I'm following the voice inside my heart and Its confused:confused:. I want to break up with him because he has caused me so much damage and sickness. In fact I can't describe the sick feeling I'm feeling at this momment:sick:. But he also brings me joy and laughter something I don't get often:laugh:. We've been together for almost two years and we've had our up and downs. More downs than up:mad:. But it seems that everytime I get to do it the good days wants to remain in my head and leaves me wishing they were still here:rolleyes:. His cheating ways landed him the number one spot on the "baby mama drama" list and I have absoultely no time for that type of drama or any type of drama for that matter:mad:. I hate coming in second to anyone when it comes down to a monogamous relationship, including their mother. I can understand being equal to their mother but never second:cool:. Now it seems like all he has time for is his daughter and never me at all. I know this sounds selfish but I can't find a way to sugar coat it.
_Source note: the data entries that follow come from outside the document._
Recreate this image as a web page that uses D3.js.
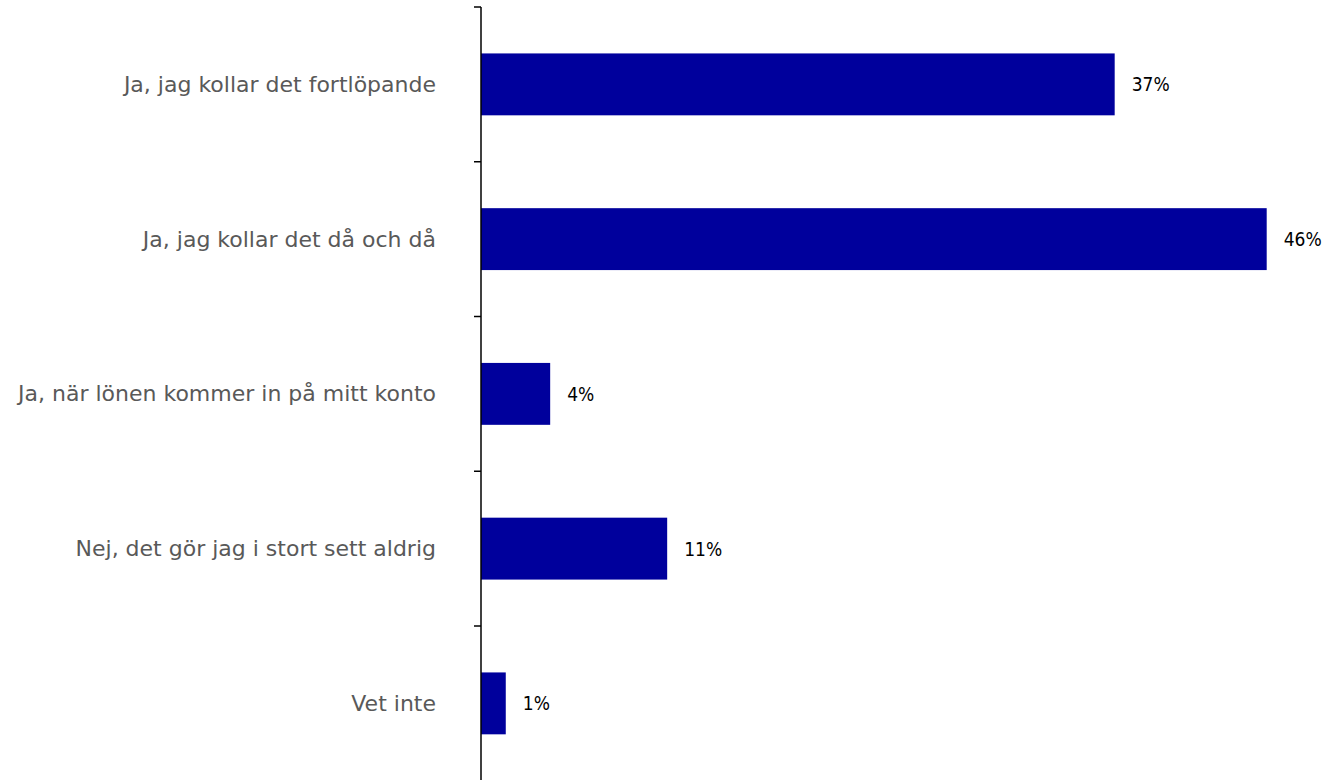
<!DOCTYPE html>
<html><head><meta charset="utf-8">
<script src="https://cdn.jsdelivr.net/npm/d3@7"></script>
<style>html,body{margin:0;padding:0;background:#fff;overflow:hidden}</style>
</head><body>
<svg id="c" width="1323" height="780"></svg>
<script>
const categories = ["Ja, jag kollar det fortlöpande","Ja, jag kollar det då och då","Ja, när lönen kommer in på mitt konto","Nej, det gör jag i stort sett aldrig","Vet inte"];
const values = [37.1, 46.0, 4.05, 10.9, 1.45];
const labels = ["37%","46%","4%","11%","1%"];

const svg = d3.select("#c");
const x0 = 481, y0 = 7, step = 154.75;
const y = d3.scaleBand().domain(categories).range([y0, y0 + step*categories.length]).paddingInner(0.6).paddingOuter(0.3);
const x = d3.scaleLinear().domain([0, 46]).range([x0, 1266.7]);

svg.selectAll("rect.bar").data(categories).join("rect")
  .attr("x", x(0)).attr("y", d => y(d))
  .attr("width", (d,i) => x(values[i]) - x(0)).attr("height", y.bandwidth())
  .attr("fill", "#00009C");

// axis line and ticks (category boundaries)
svg.append("line").attr("x1", x0).attr("x2", x0).attr("y1", y0).attr("y2", 780)
  .attr("stroke", "#000").attr("stroke-width", 1.5);
const bounds = d3.range(categories.length + 1).map(i => y0 + i*step);
svg.selectAll("line.tick").data(bounds).join("line")
  .attr("x1", x0 - 7).attr("x2", x0).attr("y1", d => d).attr("y2", d => d)
  .attr("stroke", "#000").attr("stroke-width", 1.5);

svg.selectAll("text.cat").data(categories).join("text")
  .attr("x", 436).attr("y", d => y(d) + y.bandwidth()/2)
  .attr("text-anchor", "end").attr("dominant-baseline", "central")
  .attr("font-family", "DejaVu Sans").attr("font-size", 22).attr("fill", "#595959")
  .text(d => d);

svg.selectAll("text.val").data(categories).join("text")
  .attr("x", (d,i) => x(values[i]) + 17).attr("y", d => y(d) + y.bandwidth()/2)
  .attr("dominant-baseline", "central")
  .attr("font-family", "DejaVu Sans Condensed").attr("font-size", 19).attr("fill", "#000")
  .text((d,i) => labels[i]);
</script>
</body></html>
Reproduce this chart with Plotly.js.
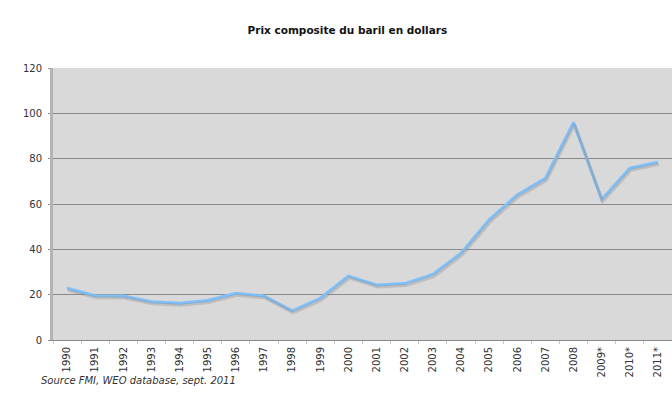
<!DOCTYPE html>
<html>
<head>
<meta charset="utf-8">
<script src="https://cdn.plot.ly/plotly-3.0.1.min.js"></script>
<style>html,body{margin:0;padding:0;background:#fff;}#chart{width:672px;height:417px;}</style>
</head>
<body>
<div id="chart"></div>
<script>
var years = ["1990","1991","1992","1993","1994","1995","1996","1997","1998","1999","2000","2001","2002","2003","2004","2005","2006","2007","2008","2009*","2010*","2011*"];
var prices = [22.8,19.5,19.4,16.9,16.2,17.4,20.6,19.4,12.9,18.4,28.2,24.3,24.9,28.9,38.3,53.0,64.0,71.3,96.0,62.0,75.8,78.4];
var yTicks = [0,20,40,60,80,100,120];
var titleText = "Prix composite du baril en dollars";
var sourceText = "Source FMI, WEO database, sept. 2011";

var n = years.length;
var traces = [
  {x: years, y: prices, type: "scatter", mode: "lines", xaxis: "x2", yaxis: "y2",
   line: {color: "rgba(140,140,140,0.35)", width: 3}, hoverinfo: "skip", showlegend: false},
  {x: years, y: prices, type: "scatter", mode: "lines",
   line: {color: "#80bff8", width: 3}, showlegend: false}
];
var font = {family: "DejaVu Sans, Verdana, sans-serif", size: 10, color: "#333"};
var layout = {
  width: 672, height: 417,
  margin: {l: 53, r: 0, t: 68, b: 77},
  paper_bgcolor: "#ffffff",
  plot_bgcolor: "#d9d9d9",
  font: font,
  title: {text: "<b>" + titleText + "</b>", x: 0.517, xanchor: "center", y: 0.928, yanchor: "middle",
          font: {family: "DejaVu Sans, Verdana, sans-serif", size: 10.5, color: "#111"}},
  xaxis: {type: "category", range: [-0.5, n - 0.5], tickangle: -90, showgrid: false, zeroline: false,
          showline: true, linecolor: "#8c8c8c", linewidth: 1, ticks: "outside", tickson: "boundaries",
          ticklen: 3, tickcolor: "#c8c8c8", ticklabelstandoff: 2,
          tickfont: {family: "DejaVu Sans, Verdana, sans-serif", size: 10, color: "#333"}, fixedrange: true},
  yaxis: {range: [0, 120], tickvals: yTicks, ticktext: yTicks.map(String), showgrid: true, gridcolor: "#8a8a8a",
          gridwidth: 1, zeroline: false, showline: true, linecolor: "#8c8c8c", ticks: "outside", ticklen: 4,
          tickcolor: "#8c8c8c", ticklabelstandoff: 4,
          tickfont: {family: "DejaVu Sans, Verdana, sans-serif", size: 10, color: "#333"}, fixedrange: true},
  xaxis2: {type: "category", overlaying: "x", range: [-0.54, n - 0.54], visible: false, fixedrange: true},
  yaxis2: {overlaying: "y", range: [0.9, 120.9], visible: false, fixedrange: true},
  shapes: [
    {type: "rect", xref: "x domain", yref: "y domain", xsizemode: "pixel", xanchor: 0, x0: -3, x1: 0, y0: 0, y1: 1,
     fillcolor: "#b4b4b4", line: {width: 0}, layer: "above"}
  ],
  annotations: [
    {text: "<i>" + sourceText + "</i>", xref: "paper", yref: "paper", x: -0.022, y: -0.12, xanchor: "left", yanchor: "top",
     showarrow: false, font: {family: "DejaVu Sans, Verdana, sans-serif", size: 10, color: "#333"}}
  ]
};
Plotly.newPlot("chart", traces, layout, {displayModeBar: false, staticPlot: true});
</script>
</body>
</html>
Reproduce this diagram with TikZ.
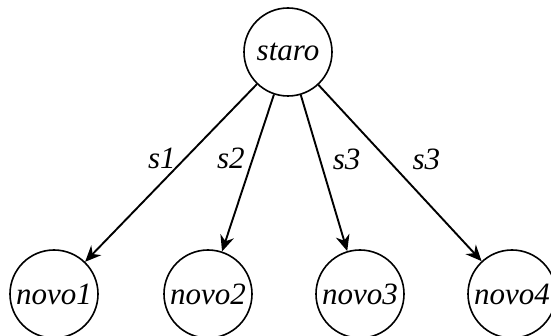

I never even met the baby and its not like I want to because I had quite a few bad words with the mother and for her to know that I met her daughter she would probably try and attempt to do something thats gonna place me in jail for the rest of my life. And I have no time for fighting over him or anything else involving him. I must say that my time is pressed, I'm preparing to start college and beginning to reach my goals. He's holding me back but I love him and want to be with him even though he has did some pretty bad damage. I believe in making things work. But if I ever want tor each my goals I have to let him go. Am I making the right decision, for him and for me? Should I continue to break up with him?

 

:confused:

Posted

If he is cheating on you i'd say break up with him but thats just me as i used to be that person and no matter how many times they may say they'll change if you keep accepting it they'll keep doing it.

 

As for the child situation i'm not sure, i mean if he's any type of man he'll always put his child first though i'm not speaking from experiance on that as i dont have children.

 

Sorry i haven't been able to offer any better advice.